Can we save the prized bluefin tuna, and its habitat, by growing it in a lab?
Washington Post

By Tim Carman

Nov. 13, 2018

For several years, biotech companies have been promising “clean” meat, “cell-based” meat, “cultured” meat — whatever you want to call it — as a way to enjoy the taste of chicken, pork and beef without the brutality of animal slaughter or the environmental damage of big agriculture. But what about fish? What about something as prized as buttery bluefin tuna, a delicacy that has become the forbidden fruit of the sea because of the many threats that have landed the fish on threatened and endangered species lists?

Where are the Silicon Valley start-ups promising to free us from the guilt of gobbling down a finger of otoro sushi, the rich bluefin belly meat, without contributing to the decline of the fish or the decline of our own health via mercury that accumulates in the flesh of this apex predator?

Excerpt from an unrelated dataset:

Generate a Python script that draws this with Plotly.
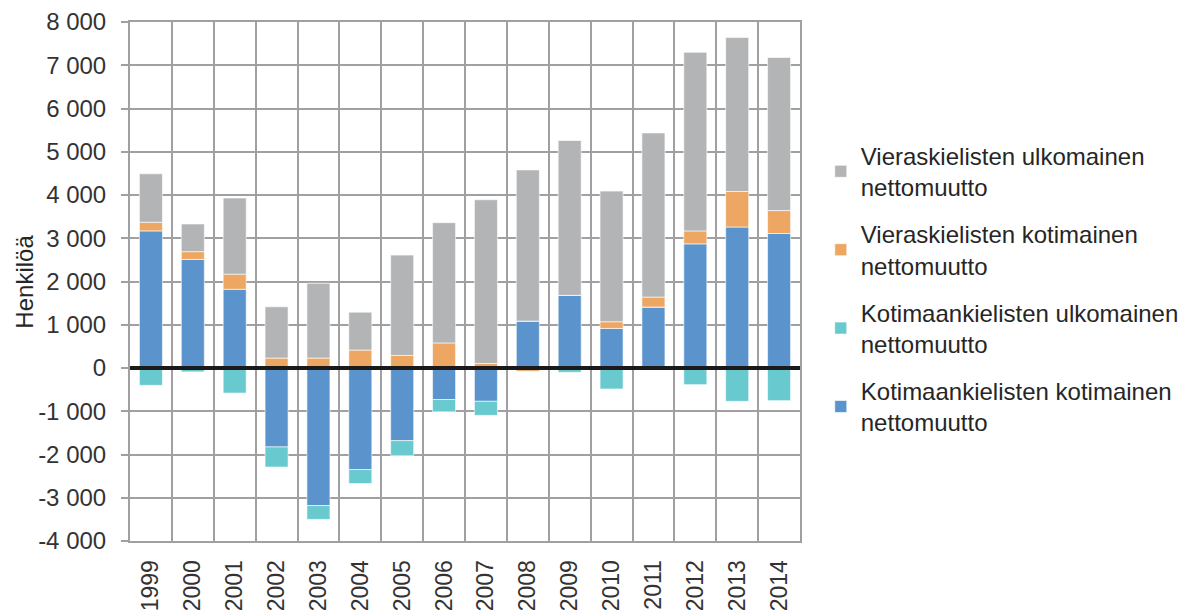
import plotly.graph_objects as go

years = [str(y) for y in range(1999, 2015)]

# Kotimaankielisten kotimainen nettomuutto (blue)
koti_koti = [3170, 2510, 1820, -1825, -3180, -2350, -1680, -730, -770, 1085, 1680, 915, 1410, 2870, 3260, 3110]
# Kotimaankielisten ulkomainen nettomuutto (cyan)
koti_ulko = [-400, -90, -580, -465, -320, -320, -345, -280, -325, 0, -100, -485, 0, -385, -770, -755]
# Vieraskielisten kotimainen nettomuutto (orange)
vieras_koti = [200, 180, 350, 230, 230, 415, 290, 580, 105, -75, 0, 155, 230, 300, 820, 530]
# Vieraskielisten ulkomainen nettomuutto (gray)
vieras_ulko = [1120, 640, 1760, 1185, 1730, 875, 2320, 2780, 3785, 3495, 3580, 3020, 3795, 4130, 3560, 3540]

series_names = [
    "Kotimaankielisten kotimainen<br>nettomuutto",
    "Kotimaankielisten ulkomainen<br>nettomuutto",
    "Vieraskielisten kotimainen<br>nettomuutto",
    "Vieraskielisten ulkomainen<br>nettomuutto",
]
series_values = [koti_koti, koti_ulko, vieras_koti, vieras_ulko]
series_colors = ["#5B94CD", "#68C9CF", "#EDA763", "#B3B4B6"]
legend_ranks = [4, 3, 2, 1]

ytick_vals = list(range(-4000, 8001, 1000))
ytick_text = [f"{v:,}".replace(",", " ") for v in ytick_vals]

FONT = "Liberation Sans, Arial, sans-serif"

fig = go.Figure()
for i, (name, vals, col, rank) in enumerate(zip(series_names, series_values, series_colors, legend_ranks)):
    fig.add_trace(go.Bar(
        x=years, y=vals, name=name, legendgroup=f"g{i}", legendrank=rank,
        marker=dict(color=col, line=dict(color="rgba(255,255,255,0.6)", width=1)),
    ))

fig.update_layout(
    barmode="relative",
    bargap=0.45,
    width=1189, height=607,
    margin=dict(l=122, r=397, t=14, b=74, autoexpand=False),
    paper_bgcolor="white",
    plot_bgcolor="white",
    font=dict(family=FONT, size=23, color="#333333"),
    showlegend=True,
    legend=dict(
        x=1.031, y=0.785, xanchor="left", yanchor="top",
        traceorder="grouped",
        font=dict(family=FONT, size=24, color="#262626"),
        itemwidth=30,
        tracegroupgap=13,
        bgcolor="rgba(0,0,0,0)",
    ),
    xaxis=dict(
        type="category",
        automargin=False,
        tickson="boundaries",
        showgrid=True, gridcolor="#A0A0A2", gridwidth=2,
        showline=True, linecolor="#A0A0A2", linewidth=2, mirror=True,
        ticks="", tickangle=-90, ticklabelstandoff=8,
        tickfont=dict(family=FONT, size=23, color="#333333"),
    ),
    yaxis=dict(
        automargin=False,
        range=[-4000, 8000],
        tickvals=ytick_vals, ticktext=ytick_text,
        showgrid=True, gridcolor="#A0A0A2", gridwidth=2,
        showline=True, linecolor="#A0A0A2", linewidth=2, mirror=True,
        ticks="outside", ticklen=7, tickcolor="#A0A0A2", tickwidth=2,
        ticklabelstandoff=10,
        zeroline=False,
        tickfont=dict(family=FONT, size=24, color="#333333"),
    ),
    shapes=[dict(
        type="line", xref="paper", x0=0, x1=1, yref="y", y0=0, y1=0,
        line=dict(color="#1a1a1a", width=4), layer="above",
    )],
    annotations=[dict(
        text="Henkilöä", textangle=-90,
        xref="paper", x=-0.158, xanchor="center",
        yref="paper", y=0.5, yanchor="middle",
        showarrow=False,
        font=dict(family=FONT, size=24, color="#262626"),
    )],
)

fig.write_html("out.html")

Well, there is at least one scientific pilgrim: Brian Wyrwas is the co-founder and chief science officer for Finless Foods, a Bay Area biotech dedicated to growing bluefin tuna in a lab. He can tell you all about the difficulties of his task, starting with the bone-weary process of securing bluefin tuna samples, the pristine source material for much of the science that follows in this field known as cellular agriculture.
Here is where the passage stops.